Negli Stati Uniti il joker entrò nel mondo delle carte da gioco nella seconda metà del XIX secolo, proprio quando gli yankee del Nord si scambiavano pallottole contro i dixie del Sud. Fra una battaglia e l’altra i soldati si giocavano infatti la paga a eurcre (pronunciato iuchèr), una sorta di briscola contrattata in cui l’imprevedibilità del jolly scompagina anche le tattiche dei più sagaci. Se Shakespeare aveva reso le franche burle d’un giullare l’unica voce della ragione nella tragedia di re Lear, furono invece i divertissement dei militari traumatizzati a sancire la celebrità moderna di una maschera medievale ormai scomparsa. Tant’è che la fama di questa “carta matta” invase presto ogni mazzo di gioco, fondendo la satira del comico di corte con l’enigmatica malevolenza dei trickster presenti in ogni cultura.

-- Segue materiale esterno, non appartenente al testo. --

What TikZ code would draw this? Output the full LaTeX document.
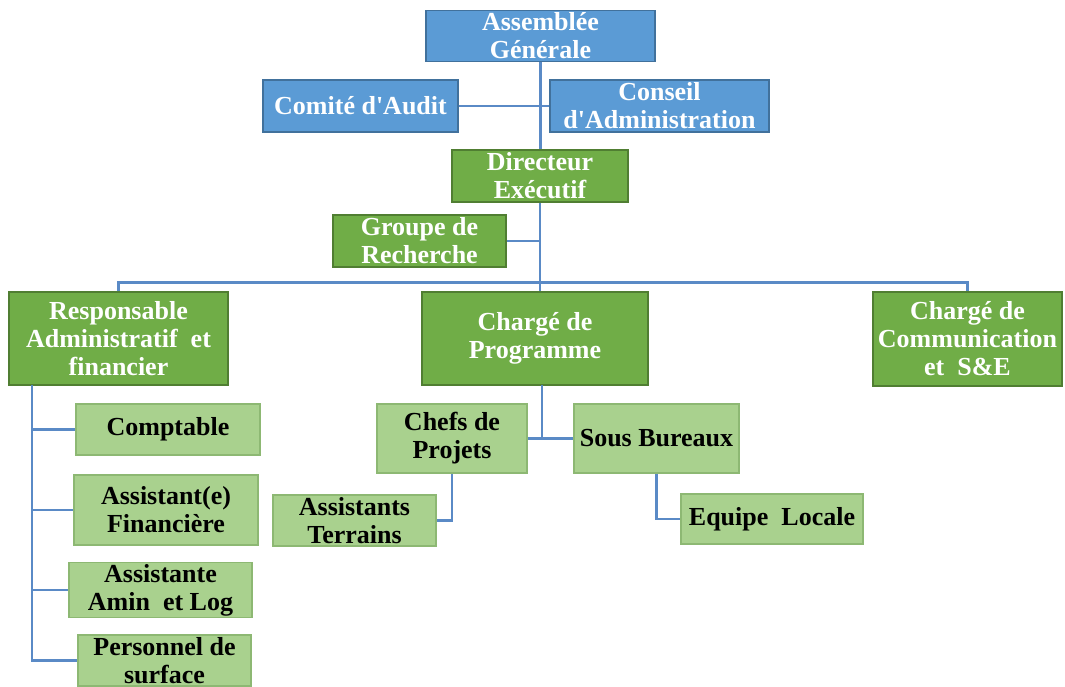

Però di tutto questo forse Bill Finger, Bob Kane e Jerry Robinson non avevano la più pallida idea quando crearono il personaggio del Joker, dato che spesso le idee migliori nascono da suggestioni casuali. Finger sarebbe rimasto impressionato dalla recitazione dell’attore Conrad Veidt nel film “L’uomo che ride”, melodramma muto di cappa e spada tratto dall’omonimo romanzo di Victor Hugo che racconta la vendetta del suo nobile protagonista, sfigurato ancora bimbo per ordine del re di Francia in modo tale che la sua espressione facciale restasse fissata in una grottesca risata. La regia dell’espressionista Paul Leni aveva donato una forte carica horror alla pellicola e Finger – alla continua ricerca di nuovi avversari per il suo Batman – portò in studio una foto dell’inquietante sorriso di Veidt. Robinson, talentuoso disegnatore assistente, s’innamorò subito del concept e disegnò la carta – appunto un joker – con cui questo nemico avrebbe firmato le sue malefatte.
L’arci-nemesi del Cavaliere oscuro apparve per la prima volta sul primo numero della nuova testata “Batman”, che dall’aprile del 1940 ereditò il successo sviluppatosi in precedenza grazie alla pubblicazioni delle storie dell’uomo pipistrello sulla rivista a fumetti “Detective Comics”. Vestito di verde e viola, col viso bianchissimo e i capelli anch’essi verdi, questo nuovo villain sembrava davvero essere uscito da un mazzo di carte. Uccideva inoltre con un gas esilarante che infliggeva alle sue vittime un sorriso identico a quello del loro carnefice, irridendo gli sforzi dell’eroe per catturarlo. Per integrità creativa Finger avrebbe voluto ucciderlo alla fine dell’episodio, nel timore di far apparire Batman inetto nel combattere il crimine. Tuttavia fortuna volle che l’editor della casa editrice National (oggi DC Comics) Whitney Ellsworth annusò il potenziale fumettistico del Joker e decise di aggiungere d’imperio una pagina finale – degna del più sgangherato feuilleton – in cui il ridanciano cattivo si salva dalla coltellata mortale che ha ricevuto.
Un’intuizione fortunata, che porterà il malvagio ad apparire in quasi tutti gli albi successivi, affermandosi nei decenni come uno dei cattivi più iconici del fumetto di ogni tempo.